**Required work**
No images are to be carried over; print all other material exactly as it stands.

====

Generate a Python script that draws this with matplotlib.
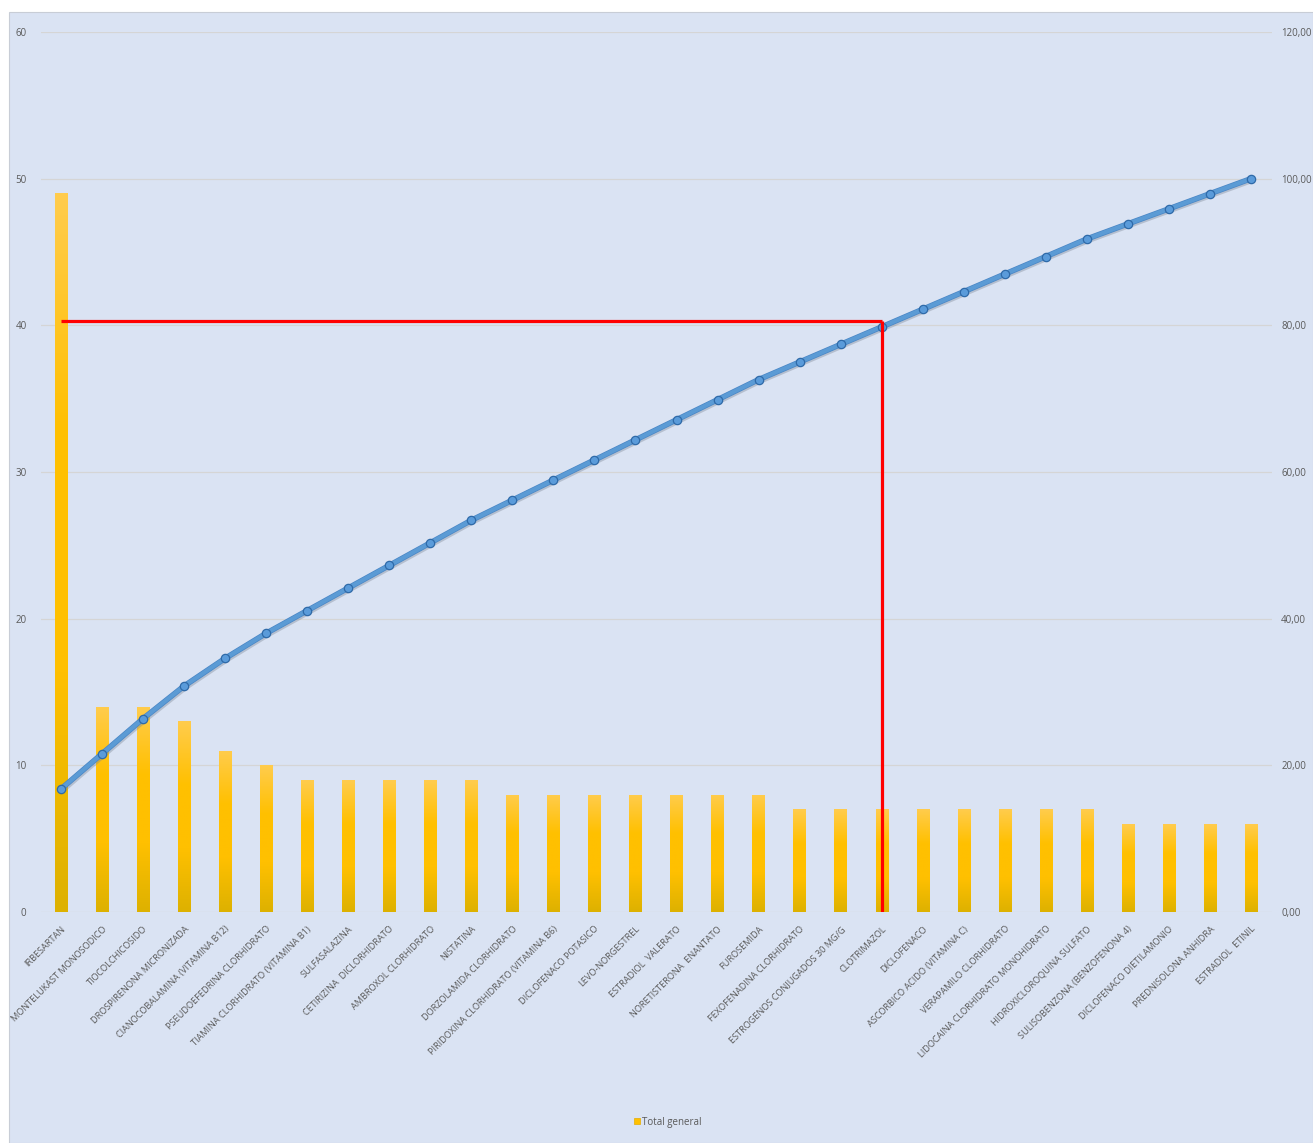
import matplotlib
matplotlib.use('Agg')
import matplotlib.pyplot as plt
import numpy as np
from matplotlib.patches import Rectangle
from matplotlib import patheffects as pe
from matplotlib.ticker import FuncFormatter
from matplotlib.lines import Line2D
from matplotlib import font_manager as fm

# ---------------- data ----------------
categories = [
    "IRBESARTAN", "MONTELUKAST MONOSODICO", "TIOCOLCHICOSIDO", "DROSPIRENONA MICRONIZADA",
    "CIANOCOBALAMINA (VITAMINA B12)", "PSEUDOEFEDRINA CLORHIDRATO", "TIAMINA CLORHIDRATO (VITAMINA B1)",
    "SULFASALAZINA", "CETIRIZINA  DICLORHIDRATO", "AMBROXOL CLORHIDRATO", "NISTATINA",
    "DORZOLAMIDA CLORHIDRATO", "PIRIDOXINA CLORHIDRATO (VITAMINA B6)", "DICLOFENACO POTASICO",
    "LEVO-NORGESTREL", "ESTRADIOL  VALERATO", "NORETISTERONA  ENANTATO", "FUROSEMIDA",
    "FEXOFENADINA CLORHIDRATO", "ESTROGENOS CONJUGADOS 30 MG/G", "CLOTRIMAZOL", "DICLOFENACO",
    "ASCORBICO ACIDO (VITAMINA C)", "VERAPAMILO CLORHIDRATO", "LIDOCAINA CLORHIDRATO MONOHIDRATO",
    "HIDROXICLOROQUINA SULFATO", "SULISOBENZONA (BENZOFENONA 4)", "DICLOFENACO DIETILAMONIO",
    "PREDNISOLONA ANHIDRA", "ESTRADIOL  ETINIL",
]
counts = [49, 14, 14, 13, 11, 10, 9, 9, 9, 9, 9, 8, 8, 8, 8, 8, 8, 8,
          7, 7, 7, 7, 7, 7, 7, 7, 6, 6, 6, 6]
cumulative_pct = [16.78, 21.58, 26.37, 30.82, 34.59, 38.01, 41.10, 44.18, 47.26, 50.34,
                  53.42, 56.16, 58.90, 61.64, 64.38, 67.12, 69.86, 72.60, 75.00, 77.40,
                  79.79, 82.19, 84.59, 86.99, 89.38, 91.78, 93.84, 95.89, 97.95, 100.00]
left_ticks = [0, 10, 20, 30, 40, 50, 60]
right_ticks = [0, 20, 40, 60, 80, 100, 120]
cutoff_pct = 80.6
cutoff_index = 20
legend_label = "Total general"

# ---------------- style ----------------
W, H = 1313, 1143
BG = '#DAE3F3'
GRID = '#D5D5D5'
TXT = '#595959'
installed = {f.name for f in fm.fontManager.ttflist}
FONT = [f for f in ['Liberation Sans Narrow', 'Open Sans', 'Liberation Sans', 'DejaVu Sans']
        if f in installed]
narrow = 'Liberation Sans Narrow' in installed
XSIZE = 7.6 if narrow else 6.6

fig = plt.figure(figsize=(W / 100, H / 100), dpi=100, facecolor='white')
bgrect = Rectangle((9 / W, 0), 1 - 9 / W, 1 - 12 / H, transform=fig.transFigure,
                   facecolor=BG, edgecolor='#C8CDD6', lw=0.8, zorder=-10)
fig.patches.append(bgrect)

left, right = 40.5 / W, 1271.5 / W
top, bottom = 1 - 32 / H, 1 - 912 / H
ax = fig.add_axes([left, bottom, right - left, top - bottom])
ax.patch.set_visible(False)
for s in ax.spines.values():
    s.set_visible(False)

x = np.arange(len(categories))
for t in left_ticks:
    ax.axhline(t, color=GRID, lw=0.9, zorder=0)

bars = ax.bar(x, counts, width=0.3, color='#FFC000', zorder=2)
cmap = matplotlib.colors.LinearSegmentedColormap.from_list(
    'yg', ['#DDB100', '#FFC000', '#FFC000', '#FFCC4D'])
grad = np.linspace(0, 1, 256).reshape(-1, 1)
for b in bars:
    x0, y0 = b.get_x(), b.get_y()
    w, h = b.get_width(), b.get_height()
    im = ax.imshow(grad, cmap=cmap, origin='lower', aspect='auto',
                   extent=[x0, x0 + w, y0, y0 + h], zorder=2.1)
    im.set_clip_path(b)
ax.set_xlim(-0.5, len(categories) - 0.5)
ax.set_ylim(0, 60)
ax.set_yticks(left_ticks)

ax.set_xticks(x)
ax.set_xticklabels(categories, rotation=45, ha='right', va='top', rotation_mode='anchor',
                   fontsize=XSIZE, color=TXT, family=FONT)
ax.tick_params(axis='x', length=0, pad=9)
ax.tick_params(axis='y', length=0, pad=10, labelsize=7, labelcolor=TXT)
for lab in ax.get_yticklabels():
    lab.set_family(FONT)

ax2 = ax.twinx()
ax2.patch.set_visible(False)
for s in ax2.spines.values():
    s.set_visible(False)
ax2.set_ylim(0, 120)
ax2.set_yticks(right_ticks)
ax2.yaxis.set_major_formatter(FuncFormatter(lambda v, p: f"{v:.2f}".replace('.', ',')))
ax2.tick_params(axis='y', length=0, pad=7, labelsize=7, labelcolor=TXT)
for lab in ax2.get_yticklabels():
    lab.set_family(FONT)

ax2.plot(x, cumulative_pct, color='#5B9BD5', lw=3.0, zorder=3,
         solid_capstyle='round', solid_joinstyle='round',
         path_effects=[pe.SimpleLineShadow(offset=(1.2, -1.5), shadow_color='#7F8A99', alpha=0.4),
                       pe.Stroke(linewidth=4.0, foreground='#4A86C5'), pe.Normal()])
ax2.plot(x, cumulative_pct, ls='none', marker='o', ms=6, mfc='#5A9BDA', mec='#2F6AA8',
         mew=0.9, zorder=4)

ax2.plot([0, cutoff_index], [cutoff_pct, cutoff_pct], color='#FF0000', lw=2.3, zorder=5,
         solid_capstyle='butt')
ax2.plot([cutoff_index, cutoff_index], [0, cutoff_pct], color='#FF0000', lw=2.3, zorder=5,
         solid_capstyle='butt')

handle = Line2D([], [], ls='none', marker='s', ms=5, mfc='#FFC000', mec='#E6AC00', mew=0.5)
fig.legend([handle], [legend_label], loc='center', bbox_to_anchor=(0.508, 1 - 1122 / H),
           frameon=False, handletextpad=0.1, handlelength=0.8,
           prop={'family': FONT, 'size': 7}, labelcolor=TXT)

fig.savefig('out.png', dpi=100, facecolor='white')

====

**Finished answer**
Generate a Python script that draws this with matplotlib.
import matplotlib
matplotlib.use('Agg')
import matplotlib.pyplot as plt
import numpy as np
from matplotlib.patches import Rectangle
from matplotlib import patheffects as pe
from matplotlib.ticker import FuncFormatter
from matplotlib.lines import Line2D
from matplotlib import font_manager as fm

# ---------------- data ----------------
categories = [
    "IRBESARTAN", "MONTELUKAST MONOSODICO", "TIOCOLCHICOSIDO", "DROSPIRENONA MICRONIZADA",
    "CIANOCOBALAMINA (VITAMINA B12)", "PSEUDOEFEDRINA CLORHIDRATO", "TIAMINA CLORHIDRATO (VITAMINA B1)",
    "SULFASALAZINA", "CETIRIZINA  DICLORHIDRATO", "AMBROXOL CLORHIDRATO", "NISTATINA",
    "DORZOLAMIDA CLORHIDRATO", "PIRIDOXINA CLORHIDRATO (VITAMINA B6)", "DICLOFENACO POTASICO",
    "LEVO-NORGESTREL", "ESTRADIOL  VALERATO", "NORETISTERONA  ENANTATO", "FUROSEMIDA",
    "FEXOFENADINA CLORHIDRATO", "ESTROGENOS CONJUGADOS 30 MG/G", "CLOTRIMAZOL", "DICLOFENACO",
    "ASCORBICO ACIDO (VITAMINA C)", "VERAPAMILO CLORHIDRATO", "LIDOCAINA CLORHIDRATO MONOHIDRATO",
    "HIDROXICLOROQUINA SULFATO", "SULISOBENZONA (BENZOFENONA 4)", "DICLOFENACO DIETILAMONIO",
    "PREDNISOLONA ANHIDRA", "ESTRADIOL  ETINIL",
]
counts = [49, 14, 14, 13, 11, 10, 9, 9, 9, 9, 9, 8, 8, 8, 8, 8, 8, 8,
          7, 7, 7, 7, 7, 7, 7, 7, 6, 6, 6, 6]
cumulative_pct = [16.78, 21.58, 26.37, 30.82, 34.59, 38.01, 41.10, 44.18, 47.26, 50.34,
                  53.42, 56.16, 58.90, 61.64, 64.38, 67.12, 69.86, 72.60, 75.00, 77.40,
                  79.79, 82.19, 84.59, 86.99, 89.38, 91.78, 93.84, 95.89, 97.95, 100.00]
left_ticks = [0, 10, 20, 30, 40, 50, 60]
right_ticks = [0, 20, 40, 60, 80, 100, 120]
cutoff_pct = 80.6
cutoff_index = 20
legend_label = "Total general"

# ---------------- style ----------------
W, H = 1313, 1143
BG = '#DAE3F3'
GRID = '#D5D5D5'
TXT = '#595959'
installed = {f.name for f in fm.fontManager.ttflist}
FONT = [f for f in ['Liberation Sans Narrow', 'Open Sans', 'Liberation Sans', 'DejaVu Sans']
        if f in installed]
narrow = 'Liberation Sans Narrow' in installed
XSIZE = 7.6 if narrow else 6.6

fig = plt.figure(figsize=(W / 100, H / 100), dpi=100, facecolor='white')
bgrect = Rectangle((9 / W, 0), 1 - 9 / W, 1 - 12 / H, transform=fig.transFigure,
                   facecolor=BG, edgecolor='#C8CDD6', lw=0.8, zorder=-10)
fig.patches.append(bgrect)

left, right = 40.5 / W, 1271.5 / W
top, bottom = 1 - 32 / H, 1 - 912 / H
ax = fig.add_axes([left, bottom, right - left, top - bottom])
ax.patch.set_visible(False)
for s in ax.spines.values():
    s.set_visible(False)

x = np.arange(len(categories))
for t in left_ticks:
    ax.axhline(t, color=GRID, lw=0.9, zorder=0)

bars = ax.bar(x, counts, width=0.3, color='#FFC000', zorder=2)
cmap = matplotlib.colors.LinearSegmentedColormap.from_list(
    'yg', ['#DDB100', '#FFC000', '#FFC000', '#FFCC4D'])
grad = np.linspace(0, 1, 256).reshape(-1, 1)
for b in bars:
    x0, y0 = b.get_x(), b.get_y()
    w, h = b.get_width(), b.get_height()
    im = ax.imshow(grad, cmap=cmap, origin='lower', aspect='auto',
                   extent=[x0, x0 + w, y0, y0 + h], zorder=2.1)
    im.set_clip_path(b)
ax.set_xlim(-0.5, len(categories) - 0.5)
ax.set_ylim(0, 60)
ax.set_yticks(left_ticks)

ax.set_xticks(x)
ax.set_xticklabels(categories, rotation=45, ha='right', va='top', rotation_mode='anchor',
                   fontsize=XSIZE, color=TXT, family=FONT)
ax.tick_params(axis='x', length=0, pad=9)
ax.tick_params(axis='y', length=0, pad=10, labelsize=7, labelcolor=TXT)
for lab in ax.get_yticklabels():
    lab.set_family(FONT)

ax2 = ax.twinx()
ax2.patch.set_visible(False)
for s in ax2.spines.values():
    s.set_visible(False)
ax2.set_ylim(0, 120)
ax2.set_yticks(right_ticks)
ax2.yaxis.set_major_formatter(FuncFormatter(lambda v, p: f"{v:.2f}".replace('.', ',')))
ax2.tick_params(axis='y', length=0, pad=7, labelsize=7, labelcolor=TXT)
for lab in ax2.get_yticklabels():
    lab.set_family(FONT)

ax2.plot(x, cumulative_pct, color='#5B9BD5', lw=3.0, zorder=3,
         solid_capstyle='round', solid_joinstyle='round',
         path_effects=[pe.SimpleLineShadow(offset=(1.2, -1.5), shadow_color='#7F8A99', alpha=0.4),
                       pe.Stroke(linewidth=4.0, foreground='#4A86C5'), pe.Normal()])
ax2.plot(x, cumulative_pct, ls='none', marker='o', ms=6, mfc='#5A9BDA', mec='#2F6AA8',
         mew=0.9, zorder=4)

ax2.plot([0, cutoff_index], [cutoff_pct, cutoff_pct], color='#FF0000', lw=2.3, zorder=5,
         solid_capstyle='butt')
ax2.plot([cutoff_index, cutoff_index], [0, cutoff_pct], color='#FF0000', lw=2.3, zorder=5,
         solid_capstyle='butt')

handle = Line2D([], [], ls='none', marker='s', ms=5, mfc='#FFC000', mec='#E6AC00', mew=0.5)
fig.legend([handle], [legend_label], loc='center', bbox_to_anchor=(0.508, 1 - 1122 / H),
           frameon=False, handletextpad=0.1, handlelength=0.8,
           prop={'family': FONT, 'size': 7}, labelcolor=TXT)

fig.savefig('out.png', dpi=100, facecolor='white')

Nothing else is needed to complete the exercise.